Steering behaviours, formalised by Craig Reynolds (1999), describe how autonomous agents can move through a world in a lifelike, purposeful way. Rather than snapping an object to a position, steering applies a force that gradually changes the agent’s velocity — resulting in curved, momentum-respecting paths. The core idea is reinforced in both Millington and Buckland, who treat steering as a practical layer between high-level choice and low-level motion. (Millington, Artificial Intelligence for Games, see source-artificial-intelligence-for-games; Buckland, Programming Game AI by Example, see source-programming-game-ai-by-example)

The core idea is:

steering force = desired velocity − current velocity

This single formula makes all steering behaviours work. The agent calculates where it wants to go (desired velocity) and subtracts where it is actually going (current velocity) to produce the corrective force to apply this frame.

(Shiffman, The Nature of Code, Ch. 5, see source-nature-of-code)

JavaScript to Unity/C# bridge

Shiffman’s examples are presented in p5.js, where vectors, update logic, and drawing are all shown together in a small sketch.
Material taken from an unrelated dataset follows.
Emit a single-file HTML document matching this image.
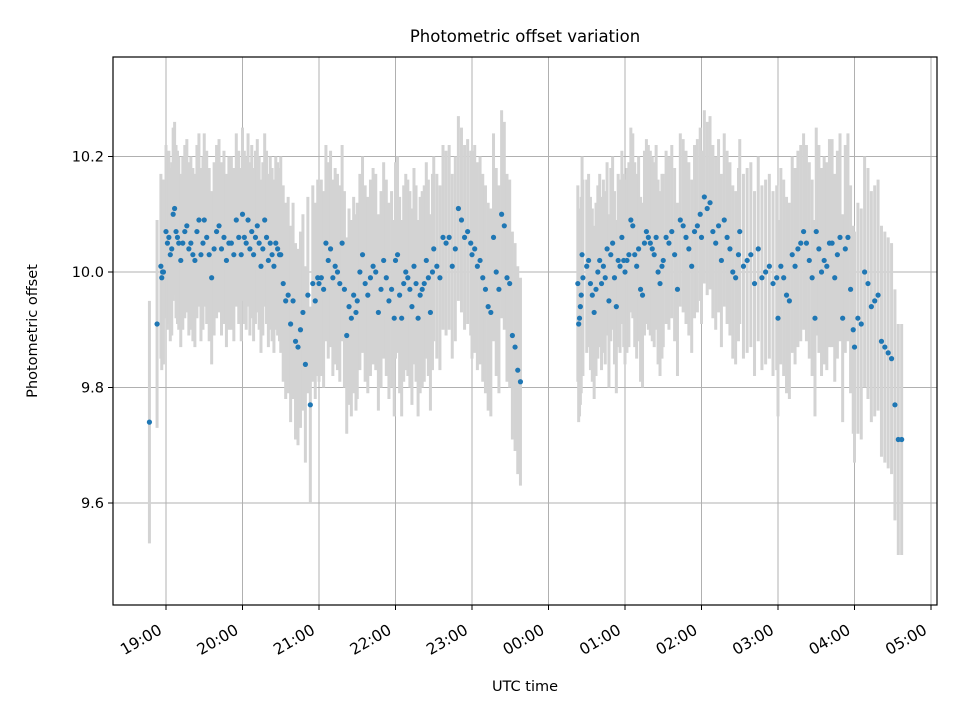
<!DOCTYPE html>
<html><head><meta charset="utf-8">
<style>
html,body{margin:0;padding:0;background:#fff;}
svg{display:block;font-family:"DejaVu Sans","Liberation Sans",sans-serif;}
</style></head>
<body>
<svg id="chart" width="960" height="720" viewBox="0 0 960 720" xmlns="http://www.w3.org/2000/svg">
<rect width="960" height="720" fill="#fff"/>
<g id="grid"></g>
<g id="errbars"></g>
<g id="points"></g>
<rect x="113" y="57" width="824" height="548" fill="none" stroke="#000" stroke-width="1.2"/>
<g id="xticks"></g>
<g id="yticks"></g>
<text x="525" y="42" text-anchor="middle" font-size="16.5">Photometric offset variation</text>
<text x="525" y="691" text-anchor="middle" font-size="14.5">UTC time</text>
<text transform="translate(37,331) rotate(-90)" text-anchor="middle" font-size="14.5">Photometric offset</text>
</svg>
<script>
// Time in minutes after 19:00 UTC
const segStart = [-13,-7,-4,0,10,30,60,90,120,150,180,210,240,323,330,360,390,420,450,480,510,540];
const segEnd   = [-13,-7,-2,9,29,59,89,119,149,179,209,239,278,327,359,389,419,449,479,509,539,577];
const segErr   = [0.21,0.18,0.16,0.15,0.15,0.15,0.15,0.17,0.17,0.17,0.17,0.16,0.18,0.17,0.15,0.16,0.15,0.15,0.16,0.17,0.18,0.2];
const segValues = [
 [9.74],
 [9.91],
 [10.01,9.99,10.00,10.00],
 [10.07,10.05,10.06,10.03,10.04,10.10,10.11,10.07,10.06],
 [10.05,10.02,10.05,10.07,10.08,10.04,10.05,10.03,10.02,10.07,10.09,10.03,10.05],
 [10.09,10.06,10.03,9.99,10.04,10.07,10.08,10.04,10.06,10.02,10.05,10.05,10.03,10.09,10.06,10.03],
 [10.10,10.06,10.05,10.09,10.04,10.07,10.03,10.06,10.08,10.05,10.01,10.04,10.09,10.06,10.02,10.05,10.03,10.01,10.05,10.04,10.03],
 [10.03,9.98,9.95,9.96,9.91,9.95,9.88,9.87,9.90,9.93,9.84,9.96,9.77,9.98,9.95,9.99],
 [9.98,9.99,9.97,10.05,10.02,10.04,9.99,10.01,10.00,9.98,10.05,9.97,9.89,9.94,9.92,9.96,9.93],
 [9.95,10.00,10.03,9.98,9.96,9.99,10.01,10.00,9.93,9.97,10.02,9.99,9.95,9.97,9.92],
 [10.02,10.03,9.96,9.92,9.98,10.00,9.99,9.97,9.94,10.01,9.98,9.92,9.96,9.97,9.98,10.02,9.99,9.93,10.00],
 [10.04,10.01,9.99,10.06,10.05,10.06,10.01,10.04,10.11,10.09,10.06,10.07,10.05],
 [10.03,10.04,10.01,10.02,9.99,9.97,9.94,9.93,10.06,10.00,9.97,10.10,10.08,9.99,9.98,9.89,9.87,9.83,9.81],
 [9.98,9.91,9.92,9.94,9.96,10.03,9.99],
 [10.01,10.02,9.98,9.96,9.93,9.97,10.00,10.02,9.98,10.01,9.99,10.04,9.95,10.03,10.05,9.99,9.94,10.02,10.01,10.06,10.02],
 [10.00,10.02,10.03,10.09,10.08,10.03,10.01,10.04,9.97,9.96,10.05,10.07,10.06,10.05,10.04,10.03,10.06,10.00,9.98,10.01],
 [10.02,10.06,10.05,10.07,10.03,9.97,10.09,10.08,10.06,10.04,10.01,10.07,10.08,10.10],
 [10.06,10.13,10.11,10.12,10.07,10.05,10.08,10.02,10.09,10.06,10.04,10.00,9.99,10.03],
 [10.07,10.01,10.02,10.03,9.98,10.04,9.99,10.00,10.01,9.98,9.99],
 [9.92,10.01,9.99,9.96,9.95,10.03,10.01,10.04,10.05,10.07,10.05,10.02,9.99,9.92],
 [10.07,10.04,10.00,10.02,10.01,10.05,10.05,9.99,10.03,10.06,9.92,10.04,10.06,9.97,9.90],
 [9.87,9.92,9.91,10.00,9.98,9.94,9.95,9.96,9.88,9.87,9.86,9.85,9.77,9.71,9.71]
];
const xTickLabels = ["19:00","20:00","21:00","22:00","23:00","00:00","01:00","02:00","03:00","04:00","05:00"];
const xTickMinutes = [0,60,120,180,240,300,360,420,480,540,600];
const yTickValues = [9.6,9.8,10.0,10.2];

const NS="http://www.w3.org/2000/svg";
function xs(m){return 166 + m*76.5/60;}
function ys(v){return 272 - (v-10)*577.5;}
function mk(tag,attrs,parent){const e=document.createElementNS(NS,tag);for(const k in attrs)e.setAttribute(k,attrs[k]);parent.appendChild(e);return e;}
const grid=document.getElementById('grid'),eb=document.getElementById('errbars'),pts=document.getElementById('points'),xt=document.getElementById('xticks'),yt=document.getElementById('yticks');

xTickMinutes.forEach((m,i)=>{
  const x=xs(m);
  const g=mk('line',{x1:x,x2:x,y1:57,y2:605,stroke:'#b0b0b0','stroke-width':1},grid);
  
  
  const t=mk('line',{x1:x,x2:x,y1:605,y2:610,stroke:'#000','stroke-width':1},xt);
  
  
  const l=mk('text',{transform:`translate(${x-3},${633}) rotate(-30)`,'text-anchor':'end','font-size':15.5},xt);
  l.textContent=xTickLabels[i];
  
  
});
yTickValues.forEach(v=>{
  const y=ys(v);
  const g=mk('line',{x1:113,x2:937,y1:y,y2:y,stroke:'#b0b0b0','stroke-width':1},grid);
  
  
  const t=mk('line',{x1:108,x2:113,y1:y,y2:y,stroke:'#000','stroke-width':1},yt);
  
  
  const l=mk('text',{x:104,y:y+5,'text-anchor':'end','font-size':14.5},yt);
  l.textContent=v.toFixed(1);
  
  
});

segValues.forEach((vals,s)=>{
  const n=vals.length;
  vals.forEach((v,i)=>{
    const m = n>1 ? segStart[s]+(segEnd[s]-segStart[s])*i/(n-1) : segStart[s];
    const x=xs(m), e=segErr[s];
    const b=mk('line',{x1:x,x2:x,y1:ys(v+e),y2:ys(v-e),stroke:'#d3d3d3','stroke-width':3},eb);
    
    
    const c=mk('circle',{cx:x,cy:ys(v),r:2.6,fill:'#1f77b4'},pts);
    
    
  });
});
</script>
</body></html>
In Unity, the same steering idea usually becomes:

• a component holding position, velocity, and acceleration
• one method per steering behaviour such as Seek() or Arrive()
• an Update() loop that applies force, integrates motion, and then resets acceleration

So the translation students should focus on is conceptual, not cosmetic: p5.Vector becomes Vector2 or Vector3, and draw() becomes the Unity update loop.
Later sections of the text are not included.